Il importe de doter la démocratie des outils démocratiques lui permettant de se défendre contre ses ennemis liberticides. L'affirmation de la neutralité de l'État et de l'action impartiale des pouvoirs publics dans la Constitution permettrait d'exiger des courants politiques désireux de se présenter au scrutin électoral, aux différents niveaux de l'autorité publique, de signer une déclaration reconnaissant les valeurs humanistes essentielles énoncées et confirmées par les différentes dispositions de la Constitution. À défaut de quoi, ils ne pourraient se présenter au suffrage de la population.

La présente modification est proposée au titre II de la Constitution. Le fait que la Cour constitutionnelle soit seulement compétente pour contrôler le respect de celui-ci par les lois et décrets renforce les conséquences de la proposition.

La présente modification de la Constitution, qui vise à établir la neutralité de l'État et l'impartialité de son action, assurera une meilleure protection des droits de l'homme et des libertés fondamentales.

La présente modification s'inscrit parfaitement dans l'objectif poursuivi par le préconstituant en déclarant qu'il y a lieu de revoir le titre II de la Constitution, en vue d'y insérer des dispositions nouvelles permettant d'assurer la protection des droits et libertés garantis par la Convention de sauvegarde des droits de l'homme et des libertés fondamentales (9) .

Richard MILLER.
Christine DEFRAIGNE.
Gérard DEPREZ.
François BELLOT.
Jacques BROTCHI.

PROPOSITION


Article unique

Il est inséré au titre II de la Constitution un article 10bis ainsi rédigé: « L'État est neutre. L'action des pouvoirs publics est impartiale. »

22 novembre 2012.

Richard MILLER.
Christine DEFRAIGNE.
Gérard DEPREZ.
François BELLOT.
Jacques BROTCHI.

(1) Francis Delpérée, in Le Soir, Bruxelles, 13 novembre 2012.

(2) Communiqué de presse du Cedep du 26 avril 2012, http://www.cedep.be/default.asp ?contentID=34.

(3) Cf. Du bon usage de la laïcité, dir. Marc Jacquemain et Nadine Rosa-Rosso, Aden, Bruxelles, 2008, p. 5: « Un État est « laïque » (...) s'il ne reconnaît aucun privilège à une religion ou option philosophique en particulier et donc prévoit — conformément à la Déclaration universelle des droits de l'Homme — la libre cohabitation des cultes au sein de la société, dans le respect du droit commun. Mais le mot « laïcité » désigne aussi un concept tout différent: à savoir l'adhésion à une option philosophique particulière, caractérisée par le refus de toute référence à une vérité révélée ou à l'existence d'entités « surnaturelles ». »

(4) François De Smet, Vers une laïcité dynamique.
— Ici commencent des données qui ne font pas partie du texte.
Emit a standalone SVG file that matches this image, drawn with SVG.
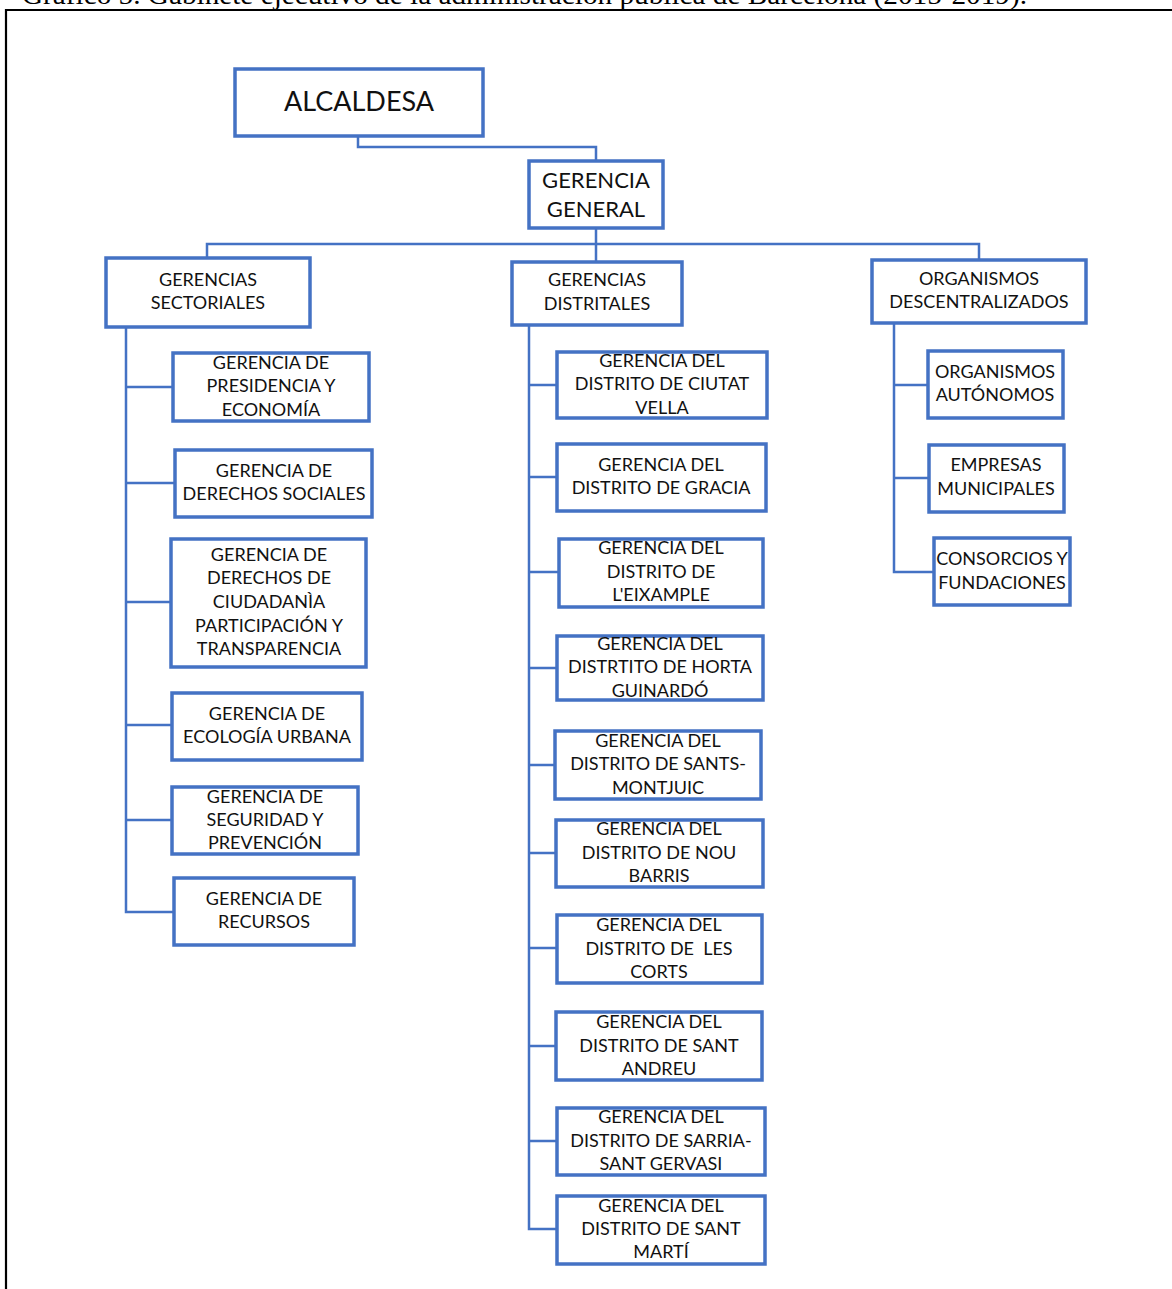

Réflexion sur la nature de la pensée religieuse, Bruxelles, Académie en poche, 2012, p. 27.

(5) Statuts du Centre d'action laïque, http://www.laicite.be/le_cal/2_4_2_les_statuts: « Par laïcité, il faut entendre d'une part: la volonté de construire une société juste, progressiste et fraternelle, dotée d'institutions publiques impartiales, garante de la dignité de la personne et des droits humains assurant à chacun la liberté de pensée et d'expression, ainsi que l'égalité de tous devant la loi sans distinction de sexe, d'origine, de culture ou de conviction et considérant que les options confessionnelles ou non confessionnelles relèvent exclusivement de la sphère privée des personnes. Et d'autre part: l'élaboration personnelle d'une conception de vie qui se fonde sur l'expérience humaine, à l'exclusion de toute référence confessionnelle, dogmatique ou surnaturelle, qui implique l'adhésion aux valeurs du libre examen, d'émancipation à l'égard de toute forme de conditionnement et aux impératifs de citoyenneté et de justice. »

(6) In: Du bon usage de la laïcité, op. cit., p. 6.

(7) Arrêt Singh c. France, no 44774/98, § 105, CEDH 2005-XI. Cf. également la circulaire no 573 du 17 août 2007 relative au cadre déontologique des agents de la fonction publique administrative; ainsi que le Rapport Stasi au Président de la République, du 11 décembre 2003, p. 22: « Il faut que l'administration soumise au pouvoir politique, donne non seulement toutes les garanties de neutralité mais en présente aussi les apparences pour que l'usager ne puisse douter de sa neutralité. »

(8) On peut évoquer les propos et agissements liberticides du groupuscule extrémiste « Shariah4Belgium », ou le programme fondamentaliste du parti indûment appelé « Islam ».

(9) Document législatif no 4-1777/4.